# start of SUPPLIED DATA

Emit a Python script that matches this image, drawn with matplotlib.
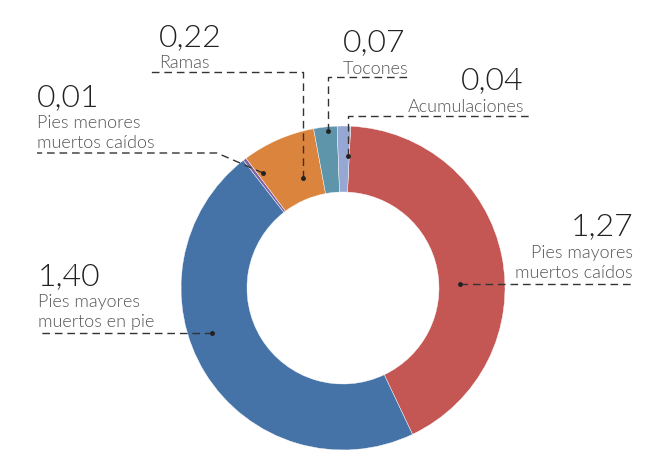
import matplotlib.pyplot as plt

# Data
labels = ['Pies mayores\nmuertos caídos', 'Pies mayores\nmuertos en pie', 'Pies menores\nmuertos caídos',
          'Ramas', 'Tocones', 'Acumulaciones']
values = [1.27, 1.40, 0.01, 0.22, 0.07, 0.04]
colors = ['#C45654', '#4673A7', '#8064A2', '#DB843D', '#5E95AB', '#95A7D2']

H = 450
def Y(y):
    return H - y

fig = plt.figure(figsize=(6.69, 4.5), dpi=100)
ax = fig.add_axes([0, 0, 1, 1])

# Donut
ax.pie(values, colors=colors, startangle=87.3, counterclock=False,
       center=(343, Y(288)), radius=162, frame=True,
       wedgeprops=dict(width=66, linewidth=0.3, edgecolor='white'))
ax.set_xlim(0, 669)
ax.set_ylim(0, H)
ax.set_aspect('equal')
ax.axis('off')

# Annotation layout: text x, alignment, number baseline, label baseline, leader path (pixels)
ann = [
    (633, 'right', 235, 258, [(460, 284), (633, 284)]),
    (38, 'left', 285, 307, [(212, 333), (37, 333)]),
    (37, 'left', 106, 128, [(263, 173), (217, 153), (37, 153)]),
    (159, 'left', 46, 68, [(303, 178), (303, 72), (151, 72)]),
    (343, 'left', 51, 74, [(328, 131), (328, 77), (407, 77)]),
    (524, 'right', 89, 112, [(348, 156), (348, 116), (532, 116)]),
]

for v, lab, (tx, ha, ny, ly, path) in zip(values, labels, ann):
    num = f'{v:.2f}'.replace('.', ',')
    ax.text(tx, Y(ny), num, ha=ha, va='baseline', fontsize=23,
            family='Lato', weight=300, color='#222222')
    for i, line in enumerate(lab.split('\n')):
        ax.text(tx, Y(ly + 20 * i), line, ha=ha, va='baseline', fontsize=13,
                family='Lato', weight=300, color='#555555')
    xs = [p[0] for p in path]
    ys = [Y(p[1]) for p in path]
    ax.plot(xs, ys, color='#333333', lw=1, dashes=(5.5, 3.5))
    ax.plot(xs[0], ys[0], 'o', color='#222222', ms=2.5)

plt.savefig('out.png', dpi=100)
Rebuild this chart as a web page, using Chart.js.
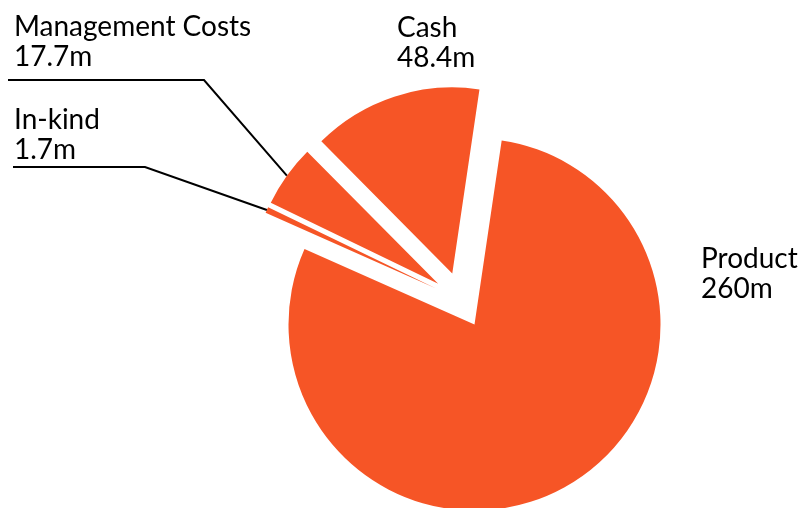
<!DOCTYPE html>
<html>
<head>
<meta charset="utf-8">
<title>Funding split</title>
<script src="https://cdn.jsdelivr.net/npm/chart.js@4.4.0/dist/chart.umd.min.js"></script>
<style>
  html, body { margin: 0; padding: 0; background: #fff; }
  #wrap { width: 807px; height: 508px; overflow: hidden; }
</style>
</head>
<body>
<div id="wrap"><canvas id="chart" width="807" height="508"></canvas></div>
<script>
// Data
const labels = ['Cash', 'Product', 'In-kind', 'Management Costs'];
const values = [48.4, 260, 1.7, 17.7];
const unit = 'm';

// Look
const ORANGE = '#f65526';
const RADIUS = 186;   // px
const EXPLODE = 28;   // px every slice is pulled out from the centre
const FONT = '28px Lato, "Open Sans", sans-serif';

// Where each label's text goes, and the elbow of its leader line (if any)
const labelLayout = [
    { x: 397, y: 37 },
    { x: 701, y: 268 },
    { x: 14, y: 129, line: { x0: 13, y: 167, x1: 145 } },
    { x: 14, y: 36, line: { x0: 8, y: 80, x1: 204 } }
];

// The built-in arc offset also trims thin slices away, so push every slice
// out along its middle angle ourselves
const explode = {
    id: 'explode',
    afterDatasetUpdate(chart, args) {
        args.meta.data.forEach(arc => {
            const mid = (arc.startAngle + arc.endAngle) / 2;
            arc.x += Math.cos(mid) * EXPLODE;
            arc.y += Math.sin(mid) * EXPLODE;
        });
    }
};

const sliceLabels = {
    id: 'sliceLabels',
    afterDatasetsDraw(chart) {
        const ctx = chart.ctx;
        const arcs = chart.getDatasetMeta(0).data;
        ctx.save();
        ctx.font = FONT;
        ctx.fillStyle = '#000';
        ctx.strokeStyle = '#000';
        ctx.lineWidth = 2;
        ctx.textBaseline = 'alphabetic';
        arcs.forEach((arc, i) => {
            const lay = labelLayout[i];
            ctx.fillText(labels[i], lay.x, lay.y);
            ctx.fillText(values[i] + unit, lay.x, lay.y + 30);
            if (lay.line) {
                // leader ends on the middle of the slice's outer edge
                const mid = (arc.startAngle + arc.endAngle) / 2;
                const ex = arc.x + Math.cos(mid) * arc.outerRadius;
                const ey = arc.y + Math.sin(mid) * arc.outerRadius;
                ctx.beginPath();
                ctx.moveTo(lay.line.x0, lay.line.y);
                ctx.lineTo(lay.line.x1, lay.line.y);
                ctx.lineTo(ex, ey);
                ctx.stroke();
            }
        });
        ctx.restore();
    }
};

new Chart(document.getElementById('chart'), {
    type: 'pie',
    data: {
        labels: labels,
        datasets: [{
            data: values,
            backgroundColor: ORANGE,
            borderWidth: 0
        }]
    },
    options: {
        responsive: false,
        animation: false,
        events: [],
        devicePixelRatio: 1,
        radius: RADIUS,
        rotation: -44.75,
        layout: { padding: { left: 115, right: 0, top: 92, bottom: 0 } },
        plugins: {
            legend: { display: false },
            tooltip: { enabled: false }
        }
    },
    plugins: [explode, sliceLabels]
});
</script>
</body>
</html>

# end of SUPPLIED DATA

● **DO THIS**: Write the entries above out again exactly, but not the pictures.

● **THE RESPONSE**:
Emit a Python script that matches this image, drawn with matplotlib.
import matplotlib.pyplot as plt

# Data
labels = ['Pies mayores\nmuertos caídos', 'Pies mayores\nmuertos en pie', 'Pies menores\nmuertos caídos',
          'Ramas', 'Tocones', 'Acumulaciones']
values = [1.27, 1.40, 0.01, 0.22, 0.07, 0.04]
colors = ['#C45654', '#4673A7', '#8064A2', '#DB843D', '#5E95AB', '#95A7D2']

H = 450
def Y(y):
    return H - y

fig = plt.figure(figsize=(6.69, 4.5), dpi=100)
ax = fig.add_axes([0, 0, 1, 1])

# Donut
ax.pie(values, colors=colors, startangle=87.3, counterclock=False,
       center=(343, Y(288)), radius=162, frame=True,
       wedgeprops=dict(width=66, linewidth=0.3, edgecolor='white'))
ax.set_xlim(0, 669)
ax.set_ylim(0, H)
ax.set_aspect('equal')
ax.axis('off')

# Annotation layout: text x, alignment, number baseline, label baseline, leader path (pixels)
ann = [
    (633, 'right', 235, 258, [(460, 284), (633, 284)]),
    (38, 'left', 285, 307, [(212, 333), (37, 333)]),
    (37, 'left', 106, 128, [(263, 173), (217, 153), (37, 153)]),
    (159, 'left', 46, 68, [(303, 178), (303, 72), (151, 72)]),
    (343, 'left', 51, 74, [(328, 131), (328, 77), (407, 77)]),
    (524, 'right', 89, 112, [(348, 156), (348, 116), (532, 116)]),
]

for v, lab, (tx, ha, ny, ly, path) in zip(values, labels, ann):
    num = f'{v:.2f}'.replace('.', ',')
    ax.text(tx, Y(ny), num, ha=ha, va='baseline', fontsize=23,
            family='Lato', weight=300, color='#222222')
    for i, line in enumerate(lab.split('\n')):
        ax.text(tx, Y(ly + 20 * i), line, ha=ha, va='baseline', fontsize=13,
                family='Lato', weight=300, color='#555555')
    xs = [p[0] for p in path]
    ys = [Y(p[1]) for p in path]
    ax.plot(xs, ys, color='#333333', lw=1, dashes=(5.5, 3.5))
    ax.plot(xs[0], ys[0], 'o', color='#222222', ms=2.5)

plt.savefig('out.png', dpi=100)
Rebuild this chart as a web page, using Chart.js.
<!DOCTYPE html>
<html>
<head>
<meta charset="utf-8">
<title>Funding split</title>
<script src="https://cdn.jsdelivr.net/npm/chart.js@4.4.0/dist/chart.umd.min.js"></script>
<style>
  html, body { margin: 0; padding: 0; background: #fff; }
  #wrap { width: 807px; height: 508px; overflow: hidden; }
</style>
</head>
<body>
<div id="wrap"><canvas id="chart" width="807" height="508"></canvas></div>
<script>
// Data
const labels = ['Cash', 'Product', 'In-kind', 'Management Costs'];
const values = [48.4, 260, 1.7, 17.7];
const unit = 'm';

// Look
const ORANGE = '#f65526';
const RADIUS = 186;   // px
const EXPLODE = 28;   // px every slice is pulled out from the centre
const FONT = '28px Lato, "Open Sans", sans-serif';

// Where each label's text goes, and the elbow of its leader line (if any)
const labelLayout = [
    { x: 397, y: 37 },
    { x: 701, y: 268 },
    { x: 14, y: 129, line: { x0: 13, y: 167, x1: 145 } },
    { x: 14, y: 36, line: { x0: 8, y: 80, x1: 204 } }
];

// The built-in arc offset also trims thin slices away, so push every slice
// out along its middle angle ourselves
const explode = {
    id: 'explode',
    afterDatasetUpdate(chart, args) {
        args.meta.data.forEach(arc => {
            const mid = (arc.startAngle + arc.endAngle) / 2;
            arc.x += Math.cos(mid) * EXPLODE;
            arc.y += Math.sin(mid) * EXPLODE;
        });
    }
};

const sliceLabels = {
    id: 'sliceLabels',
    afterDatasetsDraw(chart) {
        const ctx = chart.ctx;
        const arcs = chart.getDatasetMeta(0).data;
        ctx.save();
        ctx.font = FONT;
        ctx.fillStyle = '#000';
        ctx.strokeStyle = '#000';
        ctx.lineWidth = 2;
        ctx.textBaseline = 'alphabetic';
        arcs.forEach((arc, i) => {
            const lay = labelLayout[i];
            ctx.fillText(labels[i], lay.x, lay.y);
            ctx.fillText(values[i] + unit, lay.x, lay.y + 30);
            if (lay.line) {
                // leader ends on the middle of the slice's outer edge
                const mid = (arc.startAngle + arc.endAngle) / 2;
                const ex = arc.x + Math.cos(mid) * arc.outerRadius;
                const ey = arc.y + Math.sin(mid) * arc.outerRadius;
                ctx.beginPath();
                ctx.moveTo(lay.line.x0, lay.line.y);
                ctx.lineTo(lay.line.x1, lay.line.y);
                ctx.lineTo(ex, ey);
                ctx.stroke();
            }
        });
        ctx.restore();
    }
};

new Chart(document.getElementById('chart'), {
    type: 'pie',
    data: {
        labels: labels,
        datasets: [{
            data: values,
            backgroundColor: ORANGE,
            borderWidth: 0
        }]
    },
    options: {
        responsive: false,
        animation: false,
        events: [],
        devicePixelRatio: 1,
        radius: RADIUS,
        rotation: -44.75,
        layout: { padding: { left: 115, right: 0, top: 92, bottom: 0 } },
        plugins: {
            legend: { display: false },
            tooltip: { enabled: false }
        }
    },
    plugins: [explode, sliceLabels]
});
</script>
</body>
</html>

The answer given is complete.